Yes, I know what you must be thinking… That’s impossible! Well, I am the living proof that, sadly (and I say sadly because I SUFFERED), it is definitely possible.
When I started dating my boyfriend, we were like a 2 in 1 pack. We both lived in our respective Uni accommodations with en-suite bathrooms, but I “moved in” to his, because it was bigger and better. I mean.. obviously.
But the point is that we were ALWAYS together, and we did everything together, well, almost everything.
The thing is, it’s not like I didn’t want to poop because I was embarrassed to do so with him on the other side of door… Actually yes it was.
But only at first! My plan only backlashed when, a week later, I was finally by myself for the first time and I was feeling as bloated as a lactose intolerant after raiding a cheese factory and, to my surprise, I couldn’t poop.

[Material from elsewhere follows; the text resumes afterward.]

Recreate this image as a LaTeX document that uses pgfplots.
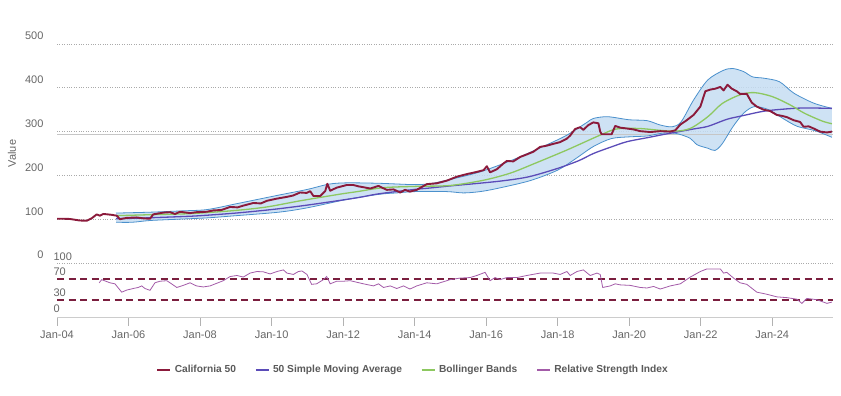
\documentclass[border=0pt]{standalone}
\usepackage{fontspec}
\setmainfont{Liberation Sans}
\usepackage{pgfplots}
\pgfplotsset{compat=1.18}
\usepgfplotslibrary{fillbetween}
\definecolor{cal}{HTML}{8B1A3B}
\definecolor{sma}{HTML}{5B4CB8}
\definecolor{bbg}{HTML}{8DC860}
\definecolor{bandfill}{HTML}{C6DDF2}
\definecolor{bandedge}{HTML}{4A90CC}
\definecolor{rsic}{HTML}{A35BA8}
\definecolor{dashc}{HTML}{7A1E3E}
\definecolor{txt}{HTML}{666666}
\definecolor{legtxt}{HTML}{5A5A5A}
\definecolor{gridc}{HTML}{AAAAAA}

\pgfplotstableread{
x y
2004.00 101
2004.20 101
2004.36 100.5
2004.64 97
2004.83 96.5
2004.97 102
2005.11 111
2005.20 108
2005.30 112
2005.53 110
2005.67 108
2005.76 100
2005.95 103
2006.23 104
2006.41 102
2006.60 101
2006.69 111
2006.97 115
2007.16 116
2007.30 112
2007.44 117
2007.72 114
2007.90 116
2008.19 117
2008.37 120
2008.60 121
2008.84 128
2009.05 127
2009.21 131
2009.49 137
2009.70 136
2009.87 142
2010.15 147
2010.43 151
2010.60 154
2010.80 161
2010.98 160
2011.08 164
2011.17 153
2011.36 153
2011.50 164
2011.56 181
2011.64 165
2011.82 172
2012.10 178
2012.29 178
2012.43 175
2012.57 173
2012.76 170
2012.99 176
2013.22 167
2013.41 168
2013.60 161
2013.73 167
2013.87 163
2014.06 167
2014.34 180
2014.62 182
2014.90 188
2015.18 197
2015.46 203
2015.74 208
2015.93 212
2016.02 221
2016.11 207
2016.30 214
2016.48 227
2016.58 233
2016.76 232
2016.95 242
2017.14 248
2017.32 254
2017.51 265
2017.70 268
2017.88 272
2018.07 276
2018.26 284
2018.35 291
2018.49 306
2018.63 310
2018.72 304
2018.86 315
2019.00 321
2019.14 319
2019.19 300
2019.23 294
2019.37 294
2019.51 294
2019.61 313
2019.75 309
2019.94 307
2020.12 305
2020.31 301
2020.59 299
2020.87 301
2021.15 300
2021.29 303
2021.43 316
2021.61 326
2021.80 338
2021.99 357
2022.13 392
2022.27 396
2022.41 398
2022.55 402
2022.64 394
2022.75 407
2022.87 398
2023.01 392
2023.10 386
2023.29 386
2023.43 366
2023.57 357
2023.76 350
2023.94 347
2024.13 338
2024.27 336
2024.41 333
2024.60 326
2024.78 322
2024.88 311
2025.02 312
2025.16 307
2025.34 300
2025.53 298
2025.67 300
}\pricetable

\pgfplotstableread{
x y
2005.65 101
2006.50 103
2007.50 106
2008.00 108
2009.00 114
2010.00 122
2010.80 130
2011.50 138
2012.40 149
2013.00 158
2014.00 168
2014.40 171
2015.00 176
2015.80 182
2016.50 188
2017.20 197
2018.00 216
2018.60 234
2019.00 250
2019.50 265
2019.94 277
2020.50 286
2020.87 292
2021.20 297
2021.80 306
2022.20 312
2022.73 328
2023.10 335
2023.66 345
2024.00 349
2024.60 353
2025.00 354
2025.67 353
}\smatable

\pgfplotstableread{
x y
2005.65 108
2006.50 110
2007.50 112
2008.00 114
2009.00 120
2009.87 128
2010.80 142
2011.90 157
2012.40 163
2013.13 172
2014.06 175
2015.00 177
2015.93 189
2016.67 205
2017.32 226
2018.26 258
2019.19 292
2019.65 306
2020.30 307
2021.20 301
2021.70 307
2022.20 334
2022.60 364
2023.10 384
2023.50 389
2024.00 380
2024.50 361
2024.90 342
2025.40 324
2025.67 318
}\midtable

\pgfplotstableread{
x y
2005.65 114
2006.60 116
2007.50 119
2008.20 122
2009.00 135
2009.60 145
2010.20 155
2011.00 168
2011.60 180
2012.10 183
2013.00 182
2013.97 179
2014.43 181
2014.90 189
2015.83 208
2016.76 236
2017.70 270
2018.26 292
2018.80 320
2019.00 330
2019.40 334
2020.00 327
2020.50 325
2020.87 315
2021.20 311
2021.45 322
2021.80 372
2022.20 418
2022.64 440
2022.90 444
2023.20 437
2023.45 425
2023.76 422
2024.20 414
2024.60 388
2025.16 365
2025.67 353
}\uppertable

\pgfplotstableread{
x y
2005.65 93
2006.10 93
2006.60 97
2007.40 100
2008.20 103
2009.00 108
2010.20 116
2011.00 126
2012.10 145
2013.03 157
2013.50 160
2014.00 163
2014.90 163
2015.37 160
2015.83 163
2016.30 170
2017.23 188
2018.00 212
2018.50 238
2019.00 266
2019.50 284
2020.00 288
2020.50 290
2020.90 296
2021.30 296
2021.70 285
2021.90 270
2022.20 262
2022.40 257
2022.60 272
2022.90 311
2023.20 342
2023.50 357
2023.90 350
2024.30 330
2024.70 312
2025.20 302
2025.67 287
}\lowertable

\pgfplotstableread{
x y
2005.18 63
2005.25 69
2005.48 63
2005.62 61
2005.81 45
2005.95 49
2006.13 52
2006.27 54
2006.37 57
2006.46 52
2006.60 48.5
2006.74 63
2006.88 66
2007.07 67
2007.16 63
2007.35 54
2007.53 58
2007.72 63
2007.90 57
2008.09 55
2008.28 57
2008.65 67
2008.84 75
2009.03 77
2009.21 74
2009.40 81.6
2009.59 84.6
2009.77 84
2009.96 80
2010.15 84.6
2010.33 87.7
2010.43 81.6
2010.61 79
2010.75 84.6
2010.85 85.7
2010.99 79
2011.12 60
2011.26 61
2011.45 69
2011.54 75
2011.64 61
2011.82 66
2012.01 66
2012.20 67
2012.57 61
2012.85 57
2012.99 61
2013.13 54
2013.32 57
2013.50 52
2013.69 57
2013.87 51
2014.06 57
2014.34 63
2014.62 61
2014.71 63
2014.90 67
2014.99 69
2015.27 72
2015.55 73
2015.74 77
2015.97 83
2016.11 67
2016.25 73
2016.39 69
2016.58 73
2016.86 73
2017.14 77
2017.51 81.6
2017.88 81.6
2018.07 79
2018.26 84.6
2018.35 77
2018.54 84.6
2018.72 87.7
2018.91 77
2019.10 81.6
2019.19 79
2019.26 54
2019.47 57
2019.61 61
2019.75 59
2020.03 58
2020.31 54
2020.50 53
2020.68 56
2020.87 51
2021.15 57
2021.43 61
2021.71 74
2021.99 84.6
2022.17 89.5
2022.55 89.5
2022.64 81.6
2022.73 83
2022.92 72
2023.10 63
2023.29 60
2023.57 45
2023.85 41
2024.13 36
2024.41 34.5
2024.69 31.5
2024.83 23.5
2024.97 33
2025.25 30.5
2025.53 23.5
2025.67 26
}\rsitable

\begin{document}
\begin{tikzpicture}
\path (0,0) rectangle (841pt,396pt);
% ---------- main panel ----------
\begin{axis}[
  at={(57pt,133pt)}, anchor=south west,
  scale only axis, width=776pt, height=219pt,
  xmin=2004, xmax=2025.7, ymin=0, ymax=500,
  xtick=\empty, ytick={0,100,...,500},
  ymajorgrids, major grid style={dotted, gridc, line width=0.7pt},
  axis line style={draw=none}, major tick length=0pt,
  /pgf/number format/assume math mode=true,
  yticklabel style={anchor=south east, xshift=-10pt, yshift=0.5pt,
     font=\fontsize{11}{13}\selectfont, text=txt},
  ylabel={Value},
  ylabel style={at={(axis description cs:-0.058,0.5)}, anchor=center,
     font=\fontsize{11}{13}\selectfont, text=txt},
]
\addplot[gray!45, line width=1.2pt] coordinates {(2004,294) (2025.7,294)};
\addplot[name path=upper, draw=none, smooth] table[x=x,y=y] {\uppertable};
\addplot[name path=lower, draw=none, smooth] table[x=x,y=y] {\lowertable};
\addplot[bandfill, fill opacity=0.85, draw=none] fill between[of=upper and lower];
\addplot[bandedge, line width=0.8pt, smooth] table[x=x,y=y] {\uppertable};
\addplot[bandedge, line width=0.8pt, smooth] table[x=x,y=y] {\lowertable};
\addplot[sma, line width=1.3pt, smooth] table[x=x,y=y] {\smatable};
\addplot[bbg, line width=1.3pt, smooth] table[x=x,y=y] {\midtable};
\addplot[cal, line width=1.9pt, line join=round] table[x=x,y=y] {\pricetable};
\end{axis}
% ---------- RSI panel ----------
\begin{axis}[
  at={(57pt,78.3pt)}, anchor=south west,
  scale only axis, width=776pt, height=54.2pt,
  xmin=2004, xmax=2025.7, ymin=-4, ymax=100,
  ytick={0,30,70,100},
  xtick={2004,2006,...,2024},
  xticklabels={Jan-04,Jan-06,Jan-08,Jan-10,Jan-12,Jan-14,Jan-16,Jan-18,Jan-20,Jan-22,Jan-24},
  axis line style={draw=none},
  xtick pos=bottom, tick align=outside,
  xtick style={gray!60, line width=0.8pt},
  ytick style={draw=none},
  x tick label style={font=\fontsize{11}{13}\selectfont, text=txt, yshift=-2pt},
  /pgf/number format/assume math mode=true,
  yticklabel style={anchor=south west, xshift=1pt, yshift=-0.5pt,
     font=\fontsize{11}{13}\selectfont, text=txt},
  major tick length=8pt,
  legend columns=4,
  legend style={at={(axis description cs:0.459,-0.96)}, anchor=center,
     draw=none, fill=none, font=\fontsize{10.2}{12}\selectfont\bfseries,
     text=legtxt, column sep=1.5pt,
     /tikz/every even column/.append style={column sep=17pt}},
  legend image code/.code={\draw[#1, line width=1.6pt] (0pt,0pt) -- (13pt,0pt);},
]
\addplot[gray!40, line width=1.2pt, forget plot] coordinates {(2004,-4) (2025.7,-4)};
\addplot[color=dashc, line width=1.6pt, dash pattern=on 7pt off 4.5pt, forget plot] coordinates {(2004,70) (2025.7,70)};
\addplot[color=dashc, line width=1.6pt, dash pattern=on 7pt off 4.5pt, forget plot] coordinates {(2004,30) (2025.7,30)};
\addlegendimage{cal}
\addlegendentry{California 50}
\addlegendimage{sma}
\addlegendentry{50 Simple Moving Average}
\addlegendimage{bbg}
\addlegendentry{Bollinger Bands}
\addplot[rsic, line width=0.8pt] table[x=x,y=y] {\rsitable};
\addlegendentry{Relative Strength Index}
\end{axis}
\end{tikzpicture}
\end{document}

Bear in mind this was like a week after I *purposely* decided not to. And when I couldn’t take it anymore, it’s like my intestines said: tough shit.
It was very tough to shit, indeed.
I was literally in so much pain and my boyfriend (we’re still together years later btw) started noticing that I never went for number 2 and he made jokes about how I was ‘magic’ or whatever. The girl that doesn’t poop.
Bitch, here I am looking up on google if I could die from constipation while you’re somehow ‘glorifying’ me for not pooping.
I even ended up buying a freaking enema on Amazon that, thank god, I never ended up using. Just from thinking about it I got flashbacks from being a baby and having a suppository up my ass.
My intestines noticed my intentions and decided they didn’t want that to happen either so, after two weeks of cosplaying Balloony from Phineas and Ferb, I finally pooped.